Adam McManus, a spokesman for the National Center for Family-Integrated Churches (NCFIC), is not surprised by the church’s deep concerns about youth groups. “Today’s church has created peer dependency,” McManus says. “The inherent result of youth groups is that teenagers in the church are focused on their peers, not their parents or their preachers. It is a foreign sociology that leads to immaturity, a greater likelihood of sexual activity, drug experimentation, and a rejection of the authority of the word of God. Proverbs 13:20 says, ‘He who walks with wise men will be wise, but the companion of fools will suffer harm.’ The result is that the youth stumble, they cannot see beyond their noses, and spiritual adolescence is prolonged well into adulthood. It is crippling the body of Christ.

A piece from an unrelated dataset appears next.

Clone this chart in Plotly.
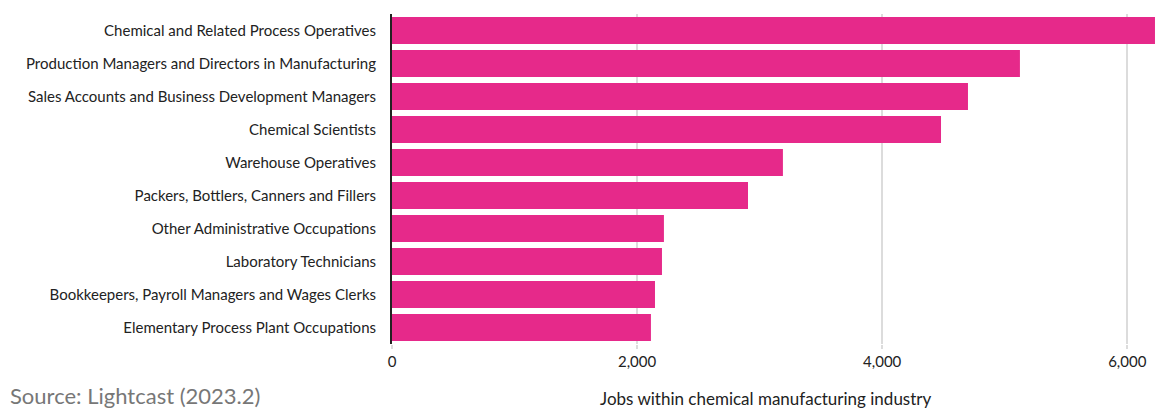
import plotly.graph_objects as go

occupations = [
    "Chemical and Related Process Operatives",
    "Production Managers and Directors in Manufacturing",
    "Sales Accounts and Business Development Managers",
    "Chemical Scientists",
    "Warehouse Operatives",
    "Packers, Bottlers, Canners and Fillers",
    "Other Administrative Occupations",
    "Laboratory Technicians",
    "Bookkeepers, Payroll Managers and Wages Clerks",
    "Elementary Process Plant Occupations",
]
jobs = [6226, 5124, 4700, 4480, 3190, 2905, 2219, 2203, 2146, 2113]
x_ticks = [0, 2000, 4000, 6000]
x_tick_labels = ["0", "2,000", "4,000", "6,000"]

FONT = "Lato, 'Noto Sans', sans-serif"
OFF = 8  # page body margin
W, H = 1169 - OFF, 408 - OFF
ml, mr, mt, mb = 392 - OFF, 9, 14 - OFF, 64
pw = W - ml - mr
ph = H - mt - mb

def px_x(page_x):
    return (page_x - OFF - ml) / pw

def px_y(page_y):
    return (mt + ph - (page_y - OFF)) / ph

fig = go.Figure(go.Bar(
    x=jobs, y=occupations, orientation="h",
    marker=dict(color="#E6298A", line=dict(width=0)),
    hoverinfo="x+y",
))

fig.update_layout(
    width=W, height=H,
    margin=dict(l=ml, r=mr, t=mt, b=mb, pad=0, autoexpand=False),
    paper_bgcolor="white", plot_bgcolor="white",
    font=dict(family=FONT, size=15, color="#222"),
    bargap=0.18,
    showlegend=False,
    xaxis=dict(
        range=[0, 6267],
        tickvals=x_ticks, ticktext=x_tick_labels,
        showgrid=True, gridcolor="#dcdcdc", gridwidth=1.5,
        zeroline=False, showline=False,
        ticks="outside", ticklen=4, tickcolor="#dcdcdc", tickwidth=1.5,
        tickfont=dict(size=15, color="#222"),
        automargin=False,
    ),
    yaxis=dict(
        autorange="reversed",
        showline=True, linecolor="#222", linewidth=2,
        showgrid=False, zeroline=False,
        ticks="", ticklabelstandoff=11,
        tickfont=dict(size=15, color="#222"),
        automargin=False,
    ),
    annotations=[
        dict(
            text="Jobs within chemical manufacturing industry",
            xref="paper", yref="paper",
            x=px_x(766), y=px_y(398),
            xanchor="center", yanchor="middle",
            showarrow=False,
            font=dict(size=17, color="#222", family=FONT),
        ),
        dict(
            text="Source: Lightcast (2023.2)",
            xref="paper", yref="paper",
            x=px_x(8), y=px_y(396),
            xanchor="left", yanchor="middle",
            showarrow=False,
            font=dict(size=22, color="#777", family=FONT),
        ),
    ],
)

fig.write_html("out.html")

That is why it is time to return to the biblical paradigm and throw out the youth group structure entirely.”

He continues, “I am greatly encouraged by the results of our survey. Americans are finally waking up to the disconnect between the clear teaching in scripture in favor of family-integration and the modern-day church’s obsession with dividing the family at every turn. Age segregation, especially during the tender and impactful teenage years, not only has not worked, it has been detrimental. Even worse, it is contrary to the Bible. But the good news is that practices in the churches related to youth groups are changing dramatically. Twenty years ago no one was even asking this question.”

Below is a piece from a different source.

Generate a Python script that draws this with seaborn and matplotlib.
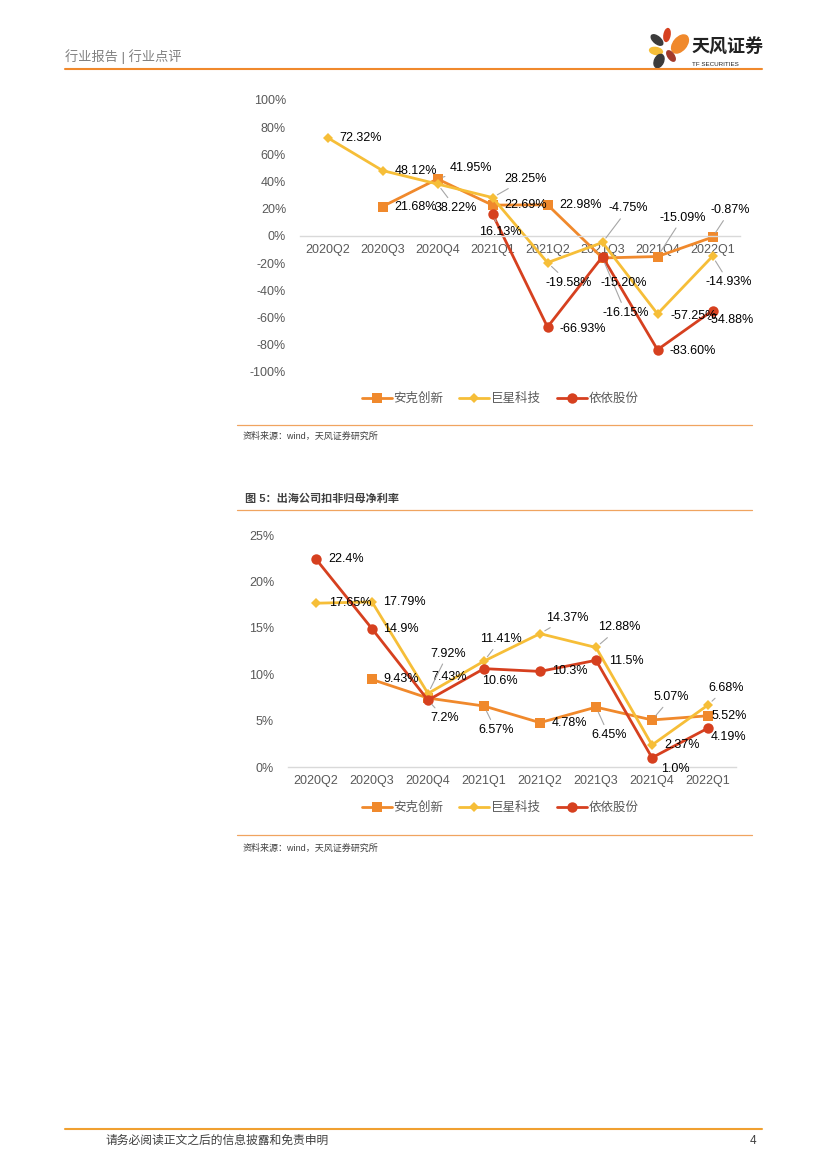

Too many “youth ministries” in various religious groups are nothing more than play times for young people. Generation One, a new “hip-hop church” in North Carolina, trades traditional hymns for DJ’s scratching hip-hop beats and spoken word sermons. One member of the “church” said, “18 to 40, we can’t get those people into church because the traditional stuff isn’t working anymore.” This shallowness may boost numbers, but it is not grounding people in their respective religious beliefs. The pattern is simple: they grow up and they leave.

The reason for bringing this up is for us to take heart in a good, down-to-earth approach of simply teaching the word of God (2 Timothy 4:1-2). This is the model of scripture: families together in true worship of the Lord (Deuteronomy 16:9-14; Joshua 8:34-35; 2 Chronicles 20:13; Ezra 10:1; Nehemiah 12:43; Joel 2:15-16).

Cameron Cole, a “youth director” from Alabama, says, “There is a propensity in our culture to outsource the development of our children. For intellectual development, we send them to school. For athletic development, we send them to Little League. And for spiritual formation, we send them to youth group. The church has done a poor job of communicating to the parents that they are the primary disciplers of their children. Parents do not believe this, but the reality is that kids listen to their parents far more than they are going to listen to a youth minister.”

The man-centered approach to “youth ministry” is not working, and interestingly, denominational churches are beginning to see their gross negligence in getting their youth to remain in their churches. I can only hope that our brethren will see it too, and forgo the faddish, entertainment-based activities creeping into our worship assemblies and Bible classes over the last several years.

Brethren who are grounded in the faith of the gospel need to continue what they have been doing, which is plainly teaching the gospel of Christ to our children. It may not seem like the “fun” or “entertaining” choice, but it is effective in building up our younger ones to be faithful servants of the Lord.